2010 ASECS Fellowship Awarded to Dr. James Woolley
Filed under Library News: Archives & Research Collections
McMaster University Library is pleased to announce that it has awarded a visiting ASECS fellowship to Dr. James Woolley, Smith Professor of English at Lafayette College. ASECS (the American Society for Eighteenth-Century Studies) sponsors and sustains research at 15 research centres and libraries in North America; the ASECS program at McMaster University is jointly funded by ASECS and the Faculty of Humanities. Dr. Woolley’s project is entitled “Toward a Full New Edition of Jonathan Swift’s Poems: Swift’s Texts and the Barry Brown Collection”.
Jonathan Swift (1667-1745), satirist, essayist and author of Gulliver’s Travels, A Modest Proposal, and A Tale of a Tub, also wrote several hundred anonymous poems. Professor Woolley is co-editor with Stephen Karian of the four volumes of Swift’s poems for the Cambridge Swift critical edition (2008-). Professor Woolley’s scholarship concerns the authentication of Swift’s authorship of the poems, new attributions, de-attributions, discoveries of new manuscripts and printings, and an understanding of the transmission of texts and their historical context.
In establishing a reliable canon of Swift’ poems, Professor Woolley will also be using the Barry Brown collection.
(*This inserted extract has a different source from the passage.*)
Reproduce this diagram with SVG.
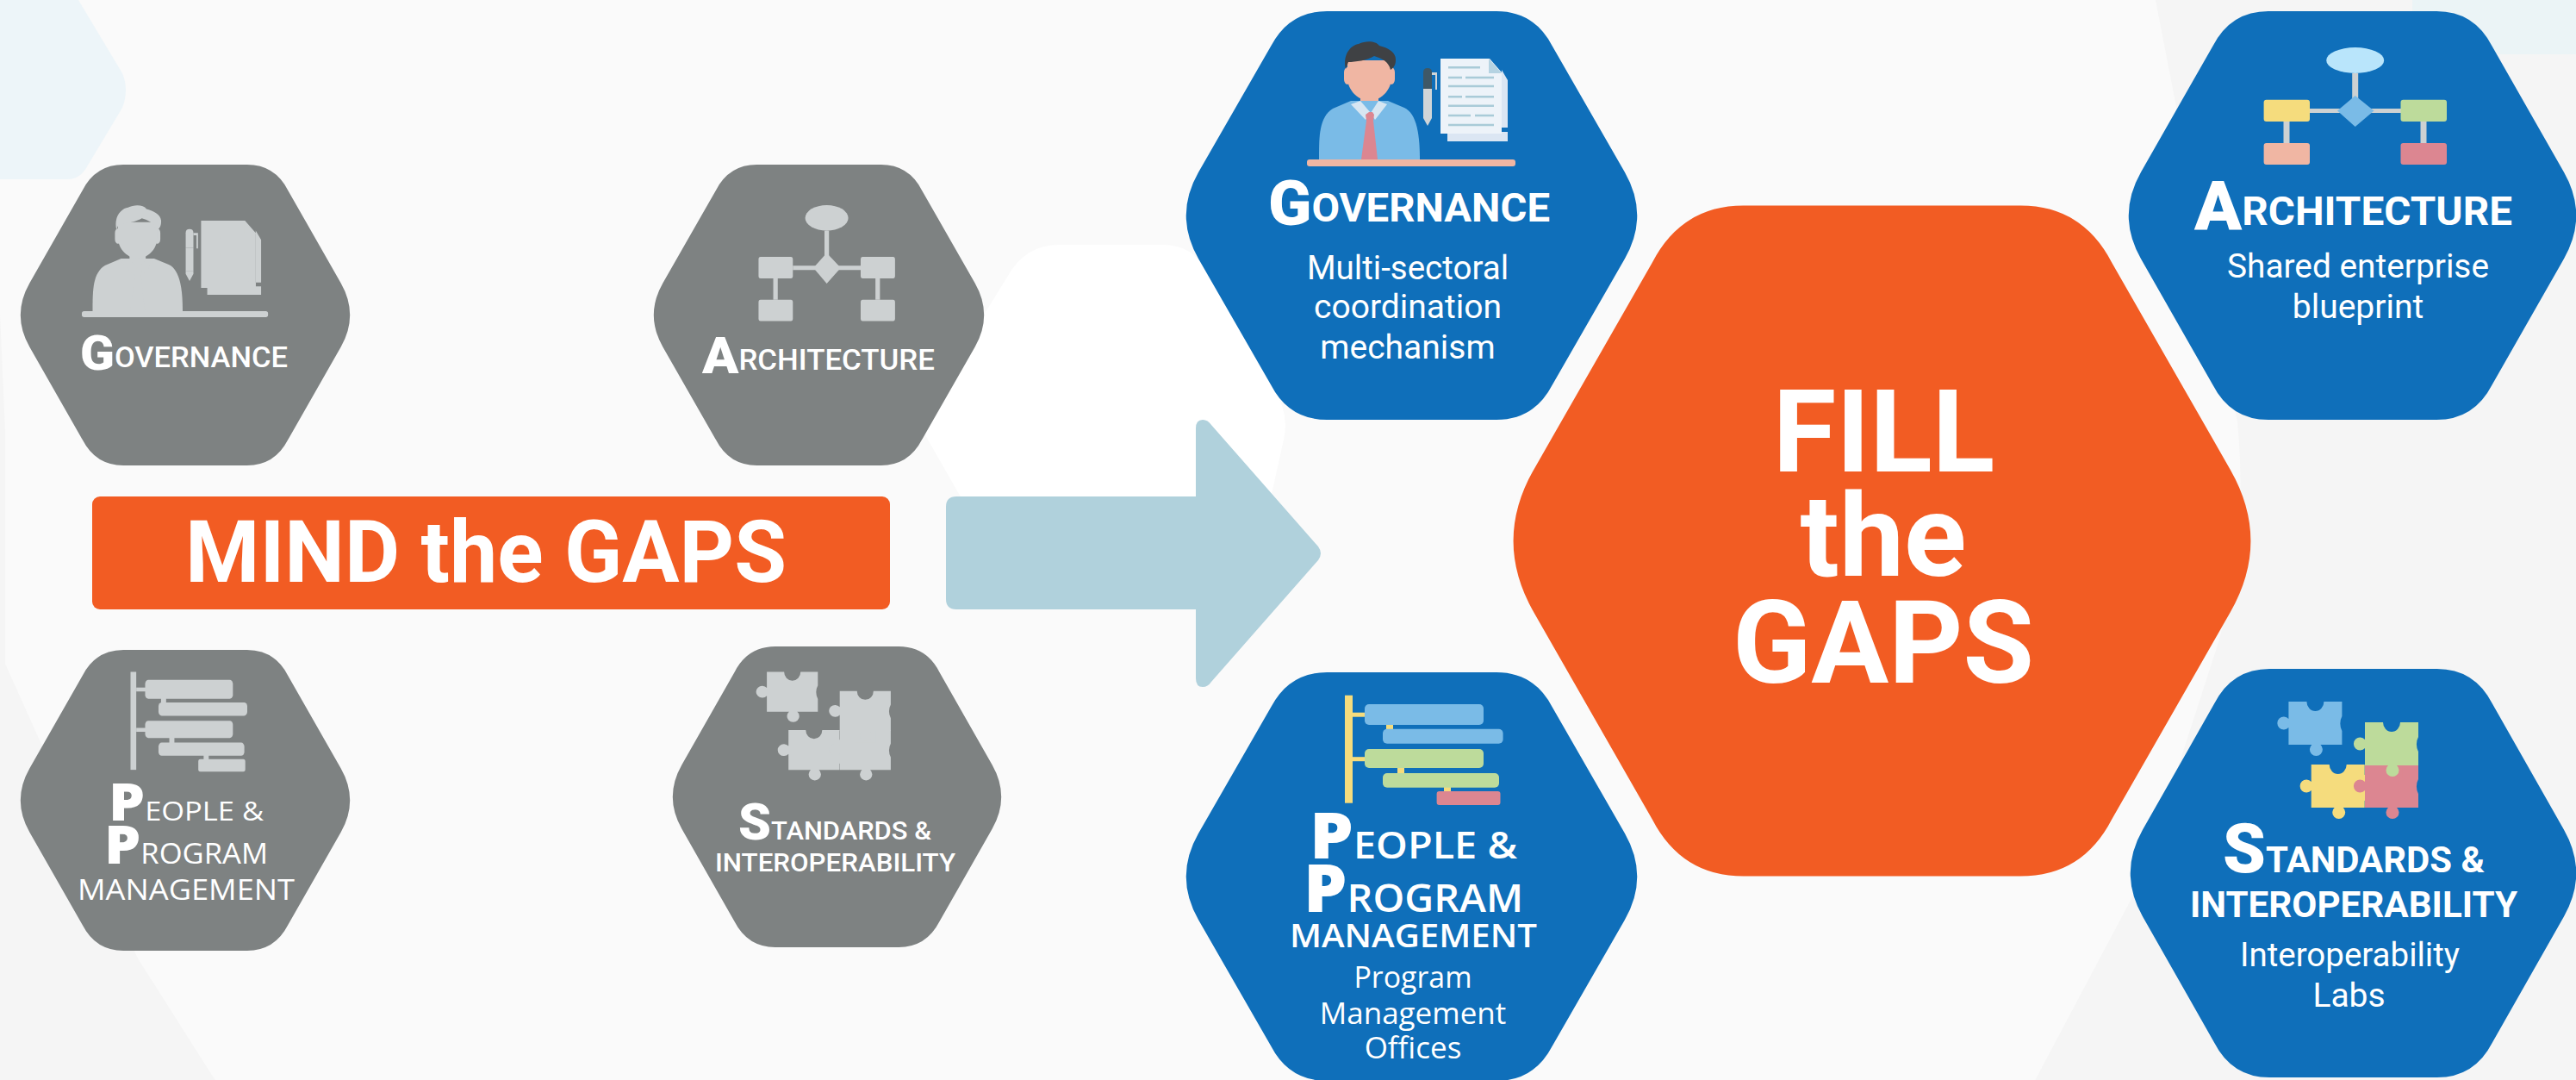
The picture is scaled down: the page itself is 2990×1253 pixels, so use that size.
<svg xmlns="http://www.w3.org/2000/svg" width="2990" height="1253" viewBox="0 0 2990 1253">
<style>
text{fill:#fff;font-family:Roboto,"Liberation Sans",sans-serif}
.hd{font-weight:700}
.hdg{font-weight:500}
.cap{font-weight:900}
.sub{font-weight:400;text-anchor:middle}
.os{font-family:"Open Sans","Liberation Sans",sans-serif;font-weight:600}
.osg{font-family:"Open Sans","Liberation Sans",sans-serif;font-weight:500}
.osb{font-family:"Open Sans","Liberation Sans",sans-serif;font-weight:800}
.oss{font-family:"Open Sans","Liberation Sans",sans-serif;font-weight:400;text-anchor:middle}
.title{font-weight:700}
.mid{text-anchor:middle}
.gray{--sky:#cdd1d2;--skin:#cdd1d2;--hair:#cdd1d2;--tie:#cdd1d2;--col:#cdd1d2;--doc:#cdd1d2;--doc2:#cdd1d2;--line:#cdd1d2;--fold:#cdd1d2;--penD:#cdd1d2;--penL:#cdd1d2;--yel:#cdd1d2;--grn:#cdd1d2;--pnk:#cdd1d2;--oval:#cdd1d2;--con:#cdd1d2;--con2:#cdd1d2}
.color{--sky:#7abbe7;--skin:#f0b6a3;--hair:#3f4144;--tie:#dc8691;--col:#d7e6f2;--doc:#edf3f9;--doc2:#dbe6f3;--line:#a9cbd8;--fold:#b5d3e2;--penD:#3f5866;--penL:#d0d5d8;--yel:#f5dc7d;--grn:#bddb9b;--pnk:#dc8691;--oval:#b9e5fb;--con:#cdd1d2;--con2:#f5dc7d}
.f-sky{fill:var(--sky)}.f-skin{fill:var(--skin)}.f-hair{fill:var(--hair)}.f-tie{fill:var(--tie)}.f-col{fill:var(--col)}.f-doc{fill:var(--doc)}.f-doc2{fill:var(--doc2)}.f-fold{fill:var(--fold)}.f-penD{fill:var(--penD)}.f-penL{fill:var(--penL)}.f-yel{fill:var(--yel)}.f-grn{fill:var(--grn)}.f-pnk{fill:var(--pnk)}.f-oval{fill:var(--oval)}.f-con2{fill:var(--con2)}
.f-con{fill:var(--con)}
.ln{stroke:var(--line);stroke-width:2.6;fill:none}
.hexg{fill:#7e8282}.hexb{fill:#0f6fba}.hexo{fill:#f25c23}
</style>
<defs>
<path id="hex" d="M312,0L688,0Q772,0 812,85L973,394Q1028,500 973,606L812,915Q772,1000 688,1000L312,1000Q228,1000 188,915L27,606Q-28,500 27,394L188,85Q228,0 312,0Z"/>
<g id="icon-person">
<path class="f-skin" d="M62,58H83V74H62Z"/>
<path class="f-sky" d="M14,137C14,110 14,88 30,78L51,69L94,69L113,77C128,84 131,110 131,137Z"/>
<path class="f-col" d="M51,73L62,69L74,83L68,91Z"/>
<path class="f-col" d="M93,73L83,69L74,83L79,91Z"/>
<path class="f-tie" d="M68,85L72,82L76,82L78,85L77,92L82,137L63,137L69,92Z"/>
<path class="f-skin" d="M43,36a4,6 0 0 1 8,0v8a4,6 0 0 1 -8,0ZM94,36a4,6 0 0 1 8,0v8a4,6 0 0 1 -8,0Z"/>
<path class="f-skin" d="M47,22L98,22L98,42C98,58 84,69 72.600,69C61,69 47,58 47,42Z"/>
<path class="f-hair" d="M45,32C41,14 52,4 60,3C68,-1 80,-1 84,5C92,7 104,12 103,22C103,28 100,31 97,33C95,24 88,20 78,17C70,22 56,24 48,24Z"/>
<rect class="f-skin" x="0" y="137" width="242" height="8" rx="3"/>
<path class="f-doc2" d="M163,100H233V45L226,33V107H163Z"/>
<path class="f-doc2" d="M163,105H233V116H163Z"/>
<path class="f-doc" d="M155,20H212L226,36V107H155Z"/>
<path class="f-fold" d="M211,20L226,37H211Z"/>
<path class="ln" d="M164,30.300H201M164,42H180M184,42H217M164,52H217M164,64.300H180M184,64.300H217M164,74.700H217M164,86H190M195,86H217M164,97H217"/>
<path class="f-penD" d="M135,36Q135,31 140,31Q145,31 145,36V55H135Z"/>
<rect class="f-penL" x="135" y="55" width="10" height="30"/>
<path class="f-penL" d="M135,85H145V89L140,98L135,89Z"/>
<path class="f-penL" d="M145,36H151V56H149V39H145Z"/>
</g>
<g id="icon-arch">
<path class="f-con" d="M103.200,30H110.200V60H103.200ZM54,71H160V76H54ZM23.500,86H30.500V111H23.500ZM182.500,86H189.500V111H182.500Z"/>
<ellipse class="f-oval" cx="106.700" cy="15" rx="33.500" ry="15"/>
<path class="f-sky" d="M106.700,56L128.500,73.500L106.700,92L86,73.500Z"/>
<rect class="f-yel" x="0.600" y="60.700" width="53.400" height="25.300" rx="3"/>
<rect class="f-grn" x="159.500" y="60.700" width="53.500" height="25.300" rx="3"/>
<rect class="f-skin" x="0.600" y="111" width="53.400" height="25" rx="3"/>
<rect class="f-tie" x="159.500" y="111" width="53.500" height="25" rx="3"/>
</g>
<g id="icon-gantt">
<rect class="f-con2" x="0" y="0" width="9" height="125"/>
<rect class="f-con2" x="9" y="20" width="16" height="5"/>
<rect class="f-con2" x="9" y="71.500" width="16" height="5"/>
<rect class="f-con2" x="48" y="33" width="8" height="7"/>
<rect class="f-con2" x="61" y="83" width="8" height="8"/>
<rect class="f-con2" x="115" y="105" width="8" height="8"/>
<rect class="f-sky" x="23" y="10.300" width="138" height="24" rx="5"/>
<rect class="f-sky" x="44" y="39" width="139.600" height="17" rx="5"/>
<rect class="f-grn" x="23" y="62.300" width="138" height="22" rx="5"/>
<rect class="f-grn" x="44" y="90.300" width="135" height="16.700" rx="5"/>
<rect class="f-pnk" x="106.600" y="111.300" width="73.900" height="16" rx="3"/>
</g>
<path id="piece" d="M0,0H21a10,11 0 0 0 20,0H62V17a8.500,13 0 0 0 0,17V50H37a7.500,7.500 0 1 1 -10,0H0V30a7.500,7.500 0 1 1 0,-10Z"/>
<g id="icon-puzzle">
<use href="#piece" class="f-sky" x="13.700" y="0"/>
<use href="#piece" class="f-yel" x="40" y="73"/>
<rect class="f-yel" x="90" y="85" width="24" height="30"/>
<use href="#piece" class="f-pnk" x="102.300" y="73"/>
<rect class="f-pnk" x="120" y="73" width="26" height="16"/>
<use href="#piece" class="f-grn" x="102.300" y="24"/>
</g>
</defs>

<g id="background">
<rect width="2990" height="1253" fill="#f5f5f5"/>
<path d="M-5,-10H2500L2597,490Q2610,620 2575,745L2486,1020L2357,1263H256L160,1112L6,770V500L-5,250Z" fill="#fafafa"/>
<path d="M0,-5H88L142,85Q150,104 142,125L100,195Q92,208 78,208H0Z" fill="#edf5f9"/>
<rect x="2800" y="0" width="190" height="63" fill="#ebf4f6"/>
<path d="M1230,284H1350Q1385,284 1400,315L1478,450Q1497,480 1490,510L1470,600L1400,690H1180L1077,510Q1065,490 1077,470L1170,320Q1190,284 1230,284Z" fill="#fff"/>
</g>

<g id="connectors">
<path id="arrow" d="M1110,576H1388V497Q1388,487 1396,487Q1402,487 1406,493L1530,634Q1536,642 1530,650L1406,791Q1402,797 1396,797Q1388,797 1388,787V707H1110Q1098,707 1098,695V588Q1098,576 1110,576Z" fill="#b0d1dc"/>
</g>

<g id="mind-the-gaps">
<rect x="107" y="576" width="926" height="131" rx="9" class="hexo"/>
<text class="title" x="215" y="675" font-size="100" textLength="698" lengthAdjust="spacingAndGlyphs">MIND the GAPS</text>
</g>

<g id="gap-governance" class="gray">
<use href="#hex" class="hexg" transform="translate(24,191) scale(.382,.349)"/>
<use href="#icon-person" transform="translate(95,238) scale(.893,.897)"/>
<text class="hdg" x="93" y="426" font-size="33" textLength="241" lengthAdjust="spacingAndGlyphs"><tspan class="cap" font-size="56" dy="3">G</tspan><tspan dy="-3">OVERNANCE</tspan></text>
</g>
<g id="gap-architecture" class="gray">
<use href="#hex" class="hexg" transform="translate(759,191) scale(.383,.349)"/>
<use href="#icon-arch" transform="translate(880,238) scale(.746,.989)"/>
<text class="hdg" x="815" y="429" font-size="33" textLength="270" lengthAdjust="spacingAndGlyphs"><tspan class="cap" font-size="59" dy="4">A</tspan><tspan dy="-4">RCHITECTURE</tspan></text>
</g>
<g id="gap-people" class="gray">
<use href="#hex" class="hexg" transform="translate(24,754) scale(.382,.349)"/>
<use href="#icon-gantt" transform="translate(151.500,779.500) scale(.738,.909)"/>
<text class="osg" x="126" y="952" font-size="31" textLength="180" lengthAdjust="spacingAndGlyphs"><tspan class="osb" font-size="60">P</tspan>EOPLE &amp;</text>
<text class="osg" x="121" y="1002" font-size="32" textLength="190" lengthAdjust="spacingAndGlyphs"><tspan class="osb" font-size="62">P</tspan>ROGRAM</text>
<text class="osg" x="216" y="1044" font-size="33" text-anchor="middle" textLength="252" lengthAdjust="spacingAndGlyphs">MANAGEMENT</text>
</g>
<g id="gap-standards" class="gray">
<use href="#hex" class="hexg" transform="translate(781,750) scale(.381,.349)"/>
<use href="#icon-puzzle" transform="translate(877,779.500) scale(.955,.925)"/>
<text class="hdg" x="857" y="974" font-size="30" textLength="224" lengthAdjust="spacingAndGlyphs"><tspan class="cap" font-size="59">S</tspan>TANDARDS &amp;</text>
<text class="hdg" x="969.500" y="1011" font-size="30" text-anchor="middle" textLength="279" lengthAdjust="spacingAndGlyphs">INTEROPERABILITY</text>
</g>

<g id="fill-the-gaps">
<use href="#hex" class="hexo" transform="translate(1757,238.600) scale(.855,.778)"/>
<text class="title mid" x="2186.500" y="546.500" font-size="134">FILL</text>
<text class="title mid" x="2186" y="668" font-size="134">the</text>
<text class="title mid" x="2186" y="792" font-size="134">GAPS</text>
</g>

<g id="fill-governance" class="color">
<use href="#hex" class="hexb" transform="translate(1377,13) scale(.523,.474)"/>
<use href="#icon-person" transform="translate(1517,48)"/>
<text class="hd" x="1472" y="257" font-size="46" textLength="327" lengthAdjust="spacingAndGlyphs"><tspan class="cap" font-size="72" dy="4">G</tspan><tspan dy="-4">OVERNANCE</tspan></text>
<text class="sub" x="1634" y="323.500" font-size="39" textLength="234" lengthAdjust="spacingAndGlyphs">Multi-sectoral</text>
<text class="sub" x="1634" y="369" font-size="39">coordination</text>
<text class="sub" x="1634" y="416" font-size="39">mechanism</text>
</g>
<g id="fill-architecture" class="color">
<use href="#hex" class="hexb" transform="translate(2471,13) scale(.519,.474)"/>
<use href="#icon-arch" transform="translate(2627,55)"/>
<text class="hd" x="2547" y="260.700" font-size="47" textLength="369" lengthAdjust="spacingAndGlyphs"><tspan class="cap" font-size="80" dy="6">A</tspan><tspan dy="-6">RCHITECTURE</tspan></text>
<text class="sub" x="2737" y="322" font-size="39" textLength="304" lengthAdjust="spacingAndGlyphs">Shared enterprise</text>
<text class="sub" x="2737" y="369" font-size="39">blueprint</text>
</g>
<g id="fill-people" class="color">
<use href="#hex" class="hexb" transform="translate(1377,780) scale(.523,.474)"/>
<use href="#icon-gantt" transform="translate(1561,806.700)"/>
<text class="os" x="1520" y="996" font-size="43" textLength="241" lengthAdjust="spacingAndGlyphs"><tspan class="osb" font-size="74">P</tspan>EOPLE &amp;</text>
<text class="os" x="1513" y="1058" font-size="45" textLength="255" lengthAdjust="spacingAndGlyphs"><tspan class="osb" font-size="77">P</tspan>ROGRAM</text>
<text class="os" x="1640.500" y="1099" font-size="38" text-anchor="middle" textLength="287" lengthAdjust="spacingAndGlyphs">MANAGEMENT</text>
<text class="oss" x="1640" y="1146" font-size="35" textLength="137" lengthAdjust="spacingAndGlyphs">Program</text>
<text class="oss" x="1640" y="1188" font-size="35">Management</text>
<text class="oss" x="1640" y="1228" font-size="35">Offices</text>
</g>
<g id="fill-standards" class="color">
<use href="#hex" class="hexb" transform="translate(2473,776) scale(.517,.474)"/>
<use href="#icon-puzzle" transform="translate(2642.700,814)"/>
<text class="hd" x="2580" y="1012" font-size="42" textLength="304" lengthAdjust="spacingAndGlyphs"><tspan class="cap" font-size="80">S</tspan>TANDARDS &amp;</text>
<text class="hd mid" x="2732" y="1064" font-size="42" textLength="380" lengthAdjust="spacingAndGlyphs">INTEROPERABILITY</text>
<text class="sub" x="2727.500" y="1121" font-size="39" textLength="255" lengthAdjust="spacingAndGlyphs">Interoperability</text>
<text class="sub" x="2726.500" y="1168" font-size="39">Labs</text>
</g>
</svg>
An omnivorous and discerning book collector, Brown amassed a large collection primarily of pre-1800 imprints of Anglo-Irish authors. Although some of Brown’s collection of choice Swift books was sold to the Huntington Library and elsewhere, McMaster University acquired many Swift editions from Brown’s library of 8,300 volumes in 1968.
In his application for the ASECS fellowship, Dr. Woolley points out: “There is much yet to be discovered about Swift’s poems: about the contexts to which they refer, about the economics of the publishing and distribution of his poetry, about the extent to which Swift cared about the appearance of his published work, about the connection between the London and the Dublin reception of Swift’s poems, and about the implications of the poems for Swift’s other writings.”